The tailored suit, both men’s and women’s, owes its fundamental structure to Victorian tailoring traditions. The wedding dress convention of white or ivory, widely attributed to Queen Victoria’s choice to wear white at her 1840 marriage to Prince Albert rather than the gold or silver traditionally favored by royalty, remains the global standard for bridal wear nearly two hundred years later. The bustle silhouette, with its emphasis on the rear profile and dramatic train, has been revisited repeatedly by couturiers from Charles James in the mid-twentieth century to modern designers working in the tradition of sculptural fashion.
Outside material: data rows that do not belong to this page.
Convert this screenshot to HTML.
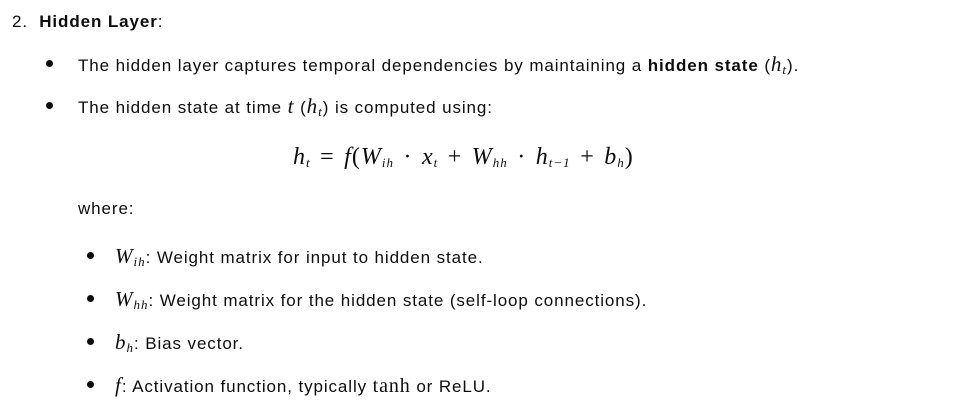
<!DOCTYPE html>
<html><head><meta charset="utf-8"><style>
body{margin:0;width:964px;height:409px;background:#fff;color:#0d0d0d;font-family:"Liberation Sans",sans-serif;font-size:17px;letter-spacing:0.9px;position:relative;overflow:hidden}
.l{position:absolute;white-space:nowrap;line-height:20px}
.m{font-family:"Liberation Serif",serif;font-style:italic;font-size:21px;letter-spacing:1px}
.r{font-family:"Liberation Serif",serif;font-style:normal;font-size:20px}
sub{font-size:13px;vertical-align:-3px;line-height:0}
.d{position:absolute;width:7px;height:7px;border-radius:50%;background:#0d0d0d}
.f{font-family:"Liberation Serif",serif;font-style:italic;font-size:24px;letter-spacing:1px;word-spacing:2.5px}
.f .o{font-style:normal}
</style></head><body>
<div class="l" style="left:12px;top:12px">2.&nbsp; <b>Hidden Layer</b>:</div>
<div class="d" style="left:46px;top:60px"></div>
<div class="l" style="left:78px;top:54px">The hidden layer captures temporal dependencies by maintaining a <b>hidden state</b> (<span class="m">h<sub>t</sub></span>).</div>
<div class="d" style="left:46px;top:102px"></div>
<div class="l" style="left:78px;top:96px">The hidden state at time <span class="m">t</span> (<span class="m">h<sub>t</sub></span>) is computed using:</div>
<div class="l f" style="left:293px;top:147px">h<sub>t</sub> <span class="o">=</span> f<span class="o">(</span>W<sub>ih</sub> <span class="o">·</span> x<sub>t</sub> <span class="o">+</span> W<sub>hh</sub> <span class="o">·</span> h<sub>t−1</sub> <span class="o">+</span> b<sub>h</sub><span class="o">)</span></div>
<div class="l" style="left:78px;top:199px">where:</div>
<div class="d" style="left:87px;top:252px"></div>
<div class="l" style="left:115px;top:246px"><span class="m">W<sub>ih</sub></span>: Weight matrix for input to hidden state.</div>
<div class="d" style="left:87px;top:295px"></div>
<div class="l" style="left:115px;top:289px"><span class="m">W<sub>hh</sub></span>: Weight matrix for the hidden state (self-loop connections).</div>
<div class="d" style="left:87px;top:338px"></div>
<div class="l" style="left:115px;top:332px"><span class="m">b<sub>h</sub></span>: Bias vector.</div>
<div class="d" style="left:87px;top:381px"></div>
<div class="l" style="left:115px;top:375px"><span class="m">f</span>: Activation function, typically <span class="r">tanh</span> or ReLU.</div>
</body></html>
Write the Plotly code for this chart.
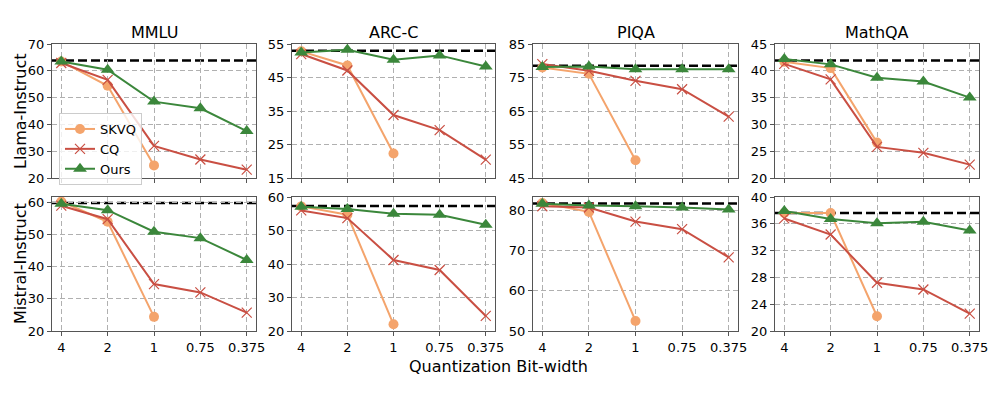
import plotly.graph_objects as go

# x categories (quantization bit-width)
bits = ["4", "2", "1", "0.75", "0.375"]
tasks = ["MMLU", "ARC-C", "PIQA", "MathQA"]
models = ["Llama-Instruct", "Mistral-Instruct"]

# Llama-Instruct
llama_full = [63.8, 53.0, 78.5, 41.9]
llama_skvq = [
    [63.5, 54.4, 24.7, None, None],
    [52.8, 48.6, 22.3, None, None],
    [78.0, 76.1, 50.3, None, None],
    [41.7, 40.5, 26.6, None, None],
]
llama_cq = [
    [62.9, 56.6, 32.0, 26.9, 23.1],
    [52.0, 47.1, 33.8, 29.3, 20.5],
    [79.0, 77.0, 74.0, 71.5, 63.3],
    [41.3, 38.4, 25.8, 24.7, 22.5],
]
llama_ours = [
    [63.5, 60.4, 48.5, 46.0, 37.5],
    [52.5, 53.3, 50.3, 51.6, 48.3],
    [78.1, 78.3, 77.5, 77.5, 77.5],
    [42.2, 41.2, 38.7, 38.0, 35.0],
]

# Mistral-Instruct
mistral_full = [59.8, 57.3, 81.7, 37.6]
mistral_skvq = [
    [60.3, 54.0, 24.4, None, None],
    [57.2, 54.7, 22.0, None, None],
    [81.8, 79.6, 52.5, None, None],
    [37.6, 37.6, 22.2, None, None],
]
mistral_cq = [
    [59.0, 54.8, 34.6, 32.0, 25.7],
    [56.0, 53.7, 41.2, 38.2, 24.5],
    [81.0, 80.7, 77.2, 75.3, 68.3],
    [36.8, 34.4, 27.2, 26.2, 22.6],
]
mistral_ours = [
    [59.6, 57.6, 50.9, 48.9, 42.1],
    [57.1, 56.4, 55.0, 54.7, 51.7],
    [81.6, 81.2, 81.0, 80.7, 80.2],
    [37.9, 36.7, 36.1, 36.3, 35.0],
]

# axis ranges / ticks per panel
y_ranges = [
    [[20, 70], [15, 55], [45, 85], [20, 45]],
    [[20, 61.7], [20, 60], [50, 83.3], [20, 40]],
]
y_dticks = [[10, 10, 10, 5], [10, 10, 10, 4]]
y_tick0 = [[0, 5, 5, 0], [0, 0, 0, 0]]

W, H = 997, 399
col_px = [(52, 256), (292, 495), (533, 738), (775, 979)]
row_px = [(44, 178), (197, 331)]

SKVQ_C = "#f4a46c"
CQ_C = "#c94f43"
OURS_C = "#3b873b"
FONT = "DejaVu Sans"

fig = go.Figure()
layout = {}

data = [
    (llama_full, llama_skvq, llama_cq, llama_ours),
    (mistral_full, mistral_skvq, mistral_cq, mistral_ours),
]

for r in range(2):
    full, skvq, cq, ours = data[r]
    for c in range(4):
        idx = r * 4 + c + 1
        xa = "x" if idx == 1 else f"x{idx}"
        ya = "y" if idx == 1 else f"y{idx}"
        first = idx == 1

        fig.add_trace(go.Scatter(
            x=bits, y=skvq[c], xaxis=xa, yaxis=ya, name="SKVQ",
            mode="lines+markers", showlegend=first, legendrank=1,
            line=dict(color=SKVQ_C, width=2),
            marker=dict(symbol="circle", size=10, color=SKVQ_C),
        ))
        fig.add_trace(go.Scatter(
            x=bits, y=cq[c], xaxis=xa, yaxis=ya, name="CQ",
            mode="lines+markers", showlegend=first, legendrank=2,
            line=dict(color=CQ_C, width=2),
            marker=dict(symbol="x-thin", size=10,
                        line=dict(color=CQ_C, width=1.2)),
        ))
        fig.add_trace(go.Scatter(
            x=bits, y=ours[c], xaxis=xa, yaxis=ya, name="Ours",
            mode="lines+markers", showlegend=first, legendrank=3,
            line=dict(color=OURS_C, width=2),
            marker=dict(symbol="triangle-up", size=12, color=OURS_C),
        ))

        # full-precision baseline
        fig.add_shape(
            type="line", xref=f"{xa} domain", yref=ya,
            x0=0, x1=1, y0=full[c], y1=full[c],
            line=dict(color="black", width=2.5, dash="9px,4px"),
            layer="below",
        )

        x0, x1 = col_px[c]
        y0, y1 = row_px[r]
        common = dict(
            showline=True, mirror=True, linecolor="#555", linewidth=1,
            ticks="outside", ticklen=4, tickcolor="#555",
            showgrid=True, gridcolor="#b0b0b0", griddash="5px,3px",
            gridwidth=1, zeroline=False, automargin=False,
            tickfont=dict(family=FONT, size=13, color="black"),
        )
        layout["xaxis" if idx == 1 else f"xaxis{idx}"] = dict(
            common, domain=[x0 / W, x1 / W], anchor=ya,
            type="category", range=[-0.2, 4.2],
            showticklabels=(r == 1),
        )
        layout["yaxis" if idx == 1 else f"yaxis{idx}"] = dict(
            common, domain=[1 - y1 / H, 1 - y0 / H], anchor=xa,
            range=y_ranges[r][c], dtick=y_dticks[r][c],
            tick0=y_tick0[r][c],
        )

annotations = []
for c, t in enumerate(tasks):
    annotations.append(dict(
        text=t, x=(col_px[c][0] + col_px[c][1]) / 2 / W, y=1 - 33 / H,
        xref="paper", yref="paper", showarrow=False,
        xanchor="center", yanchor="middle",
        font=dict(family=FONT, size=16, color="black"),
    ))
for r, m in enumerate(models):
    annotations.append(dict(
        text=m, x=20 / W, y=1 - (row_px[r][0] + row_px[r][1]) / 2 / H,
        xref="paper", yref="paper", showarrow=False, textangle=-90,
        xanchor="center", yanchor="middle",
        font=dict(family=FONT, size=16, color="black"),
    ))
annotations.append(dict(
    text="Quantization Bit-width", x=0.5, y=1 - 366 / H,
    xref="paper", yref="paper", showarrow=False,
    xanchor="center", yanchor="middle",
    font=dict(family=FONT, size=16, color="black"),
))

fig.update_layout(
    **layout,
    annotations=annotations,
    width=W, height=H,
    margin=dict(l=0, r=0, t=0, b=0),
    paper_bgcolor="white", plot_bgcolor="white",
    font=dict(family=FONT, size=13, color="black"),
    legend=dict(
        x=59 / W, y=1 - 113 / H, xanchor="left", yanchor="top",
        bgcolor="rgba(255,255,255,0.8)", bordercolor="#cccccc",
        borderwidth=1, font=dict(family=FONT, size=13),
        tracegroupgap=0, itemwidth=30,
    ),
)

# drop the default page margin so the figure sits at the window's corner
fig.write_html(
    "out.html",
    config={"displayModeBar": False},
    post_script="document.body.style.margin='0';document.body.style.overflow='hidden';",
)
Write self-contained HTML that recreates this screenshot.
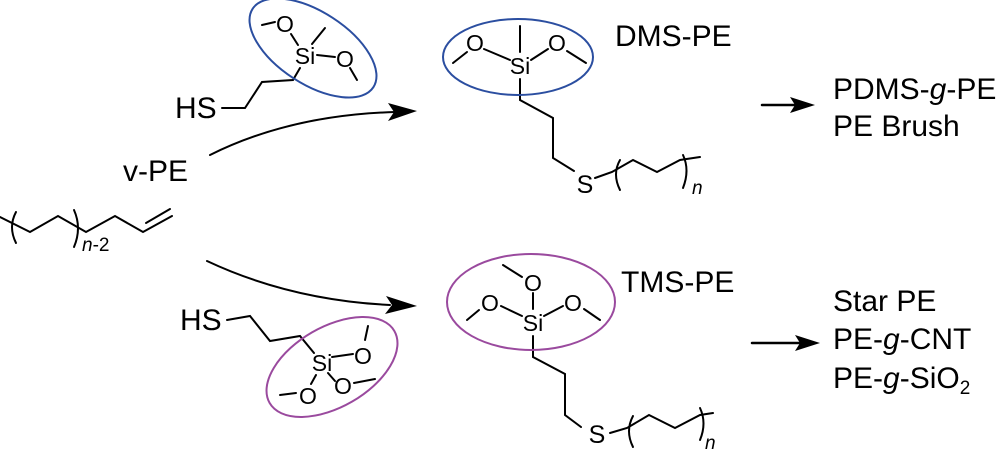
<!DOCTYPE html>
<html><head><style>
html,body{margin:0;padding:0;background:#fff;}
svg{display:block;}
text{font-family:"Liberation Sans",Arial,sans-serif;fill:#000;}
</style></head><body>
<svg width="1000" height="451" viewBox="0 0 1000 451" xmlns="http://www.w3.org/2000/svg">
<g stroke="#000" stroke-width="2" fill="none" stroke-linecap="round">
<polyline points="0,217 30,232 58,216 86,232 115,216 143,232 172,216"/>
<line x1="146" y1="223" x2="170" y2="209"/>
<path d="M16,212 Q8,227 16,243"/>
<path d="M74,210 Q82,228 74,247"/>
<polyline points="222,108 245,108 262,82 293,80 300,68"/>
<line x1="262" y1="25" x2="275" y2="22"/>
<line x1="291" y1="34" x2="298" y2="45"/>
<line x1="317" y1="55" x2="335" y2="57"/>
<line x1="350" y1="68" x2="357" y2="80"/>
<line x1="312" y1="44" x2="325" y2="28"/>
<path d="M210,155 Q290,115 395,112"/>
<line x1="520" y1="26" x2="520" y2="52"/>
<line x1="484" y1="49" x2="510" y2="60"/>
<line x1="531" y1="60" x2="548" y2="49"/>
<line x1="453" y1="63" x2="467" y2="52"/>
<line x1="567" y1="51" x2="586" y2="63"/>
<polyline points="520,79 520,100 553,118 553,158 574,171"/>
<polyline points="595,178 612,172 633,160 657,172 680,160 700,157"/>
<path d="M620,160 Q612,174 620,190"/>
<path d="M683,155 Q690,170 683,188"/>
<polyline points="227,320 250,316 270,341 300,336 314,353"/>
<line x1="332" y1="357" x2="353" y2="354"/>
<line x1="365" y1="340" x2="368" y2="326"/>
<line x1="328" y1="373" x2="335" y2="381"/>
<line x1="354" y1="383" x2="375" y2="379"/>
<line x1="316" y1="375" x2="311" y2="384"/>
<line x1="280" y1="395" x2="296" y2="393"/>
<path d="M207,261 Q290,300 390,305"/>
<line x1="503" y1="265" x2="522" y2="277"/>
<line x1="533" y1="293" x2="533" y2="309"/>
<line x1="501" y1="306" x2="522" y2="316"/>
<line x1="467" y1="320" x2="479" y2="310"/>
<line x1="544" y1="316" x2="563" y2="306"/>
<line x1="584" y1="309" x2="600" y2="320"/>
<polyline points="533,336 533,357 565,374 565,415 581,427"/>
<polyline points="610,433 627,428 649,415 675,428 700,415 713,413"/>
<path d="M633,416 Q625,431 633,447"/>
<path d="M700,408 Q707,423 700,440"/>
<line x1="762" y1="105" x2="795" y2="105" stroke-width="2.5"/>
<line x1="752" y1="343" x2="800" y2="343" stroke-width="2.5"/>
</g>
<g fill="#000">
<polygon points="417,111 388,103 394,112 388,121"/>
<polygon points="417,306 386,296 392,305 385,314"/>
<polygon points="815,105 790,97 795,105 790,113"/>
<polygon points="820,343 795,335 800,343 795,351"/>
</g>
<ellipse cx="313" cy="48" rx="72" ry="36" transform="rotate(33 313 48)" fill="none" stroke="#2b4ea0" stroke-width="2"/>
<ellipse cx="518" cy="57" rx="75" ry="38" fill="none" stroke="#2b4ea0" stroke-width="2"/>
<ellipse cx="332" cy="367" rx="72" ry="40" transform="rotate(-30 332 367)" fill="none" stroke="#9a4a9e" stroke-width="2"/>
<ellipse cx="531" cy="302" rx="84" ry="48" fill="none" stroke="#9a4a9e" stroke-width="2"/>
<g font-size="23" text-anchor="middle">
<text x="285" y="32">O</text>
<text x="305" y="64">Si</text>
<text x="345" y="67">O</text>
<text x="475" y="51">O</text>
<text x="520" y="74">Si</text>
<text x="557" y="51">O</text>
<text x="322" y="371">Si</text>
<text x="363" y="364">O</text>
<text x="343" y="394">O</text>
<text x="308" y="404">O</text>
<text x="533" y="291">O</text>
<text x="490" y="311">O</text>
<text x="573" y="311">O</text>
<text x="533" y="331">Si</text>
<text x="585" y="193" font-size="25">S</text>
<text x="597" y="443" font-size="25">S</text>
</g>
<g font-size="30">
<text x="175" y="118">HS</text>
<text x="180" y="330">HS</text>
<text x="123" y="181">v-PE</text>
<text x="615" y="46">DMS-PE</text>
<text x="621" y="292">TMS-PE</text>
<text x="833" y="99">PDMS-<tspan font-style="italic">g</tspan>-PE</text>
<text x="833" y="136">PE Brush</text>
<text x="833" y="311">Star PE</text>
<text x="833" y="349">PE-<tspan font-style="italic">g</tspan>-CNT</text>
<text x="833" y="388">PE-<tspan font-style="italic">g</tspan>-SiO<tspan font-size="19" dy="6">2</tspan></text>
</g>
<g font-size="19">
<text x="82" y="251"><tspan font-style="italic">n</tspan>-2</text>
<text x="692" y="194" font-style="italic">n</text>
<text x="705" y="449" font-style="italic">n</text>
</g>
</svg>
</body></html>
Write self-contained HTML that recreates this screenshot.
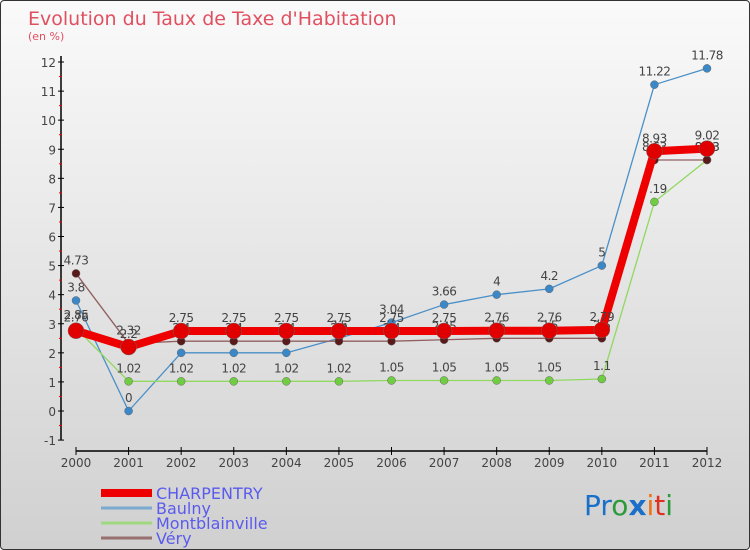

More broadly, the Victorian insistence that dressing well was a form of respect for others and a reflection of one’s inner character contributed to an enduring cultural idea about elegance as something more than superficial. The art of dressing elegantly, as the Victorians understood it, required knowledge, effort, attention, and a genuine engagement with the social world. It demanded that clothing be chosen thoughtfully, worn correctly, and maintained with care. That philosophy, stripped of its more rigid social enforcement, remains one of the more enduring contributions of Victorian fashion culture to the way modern people think about personal style.
Conclusion
Victorian fashion was one of the most complex, expressive, and socially meaningful systems of dress in human history. Across six decades of change, from the romantic bell-shaped skirts of the 1840s to the assertive leg-of-mutton sleeves of the 1890s, Victorian dress reflected and shaped the society that produced it. It was driven by industrial innovation, social aspiration, moral conviction, and genuine aesthetic ambition. The art of dressing elegantly in the Victorian Age meant understanding fabric and silhouette, observing social codes with precision, and presenting oneself to the world as a person of character, taste, and care. Those principles, at their core, are not so different from what thoughtful dressing still means today.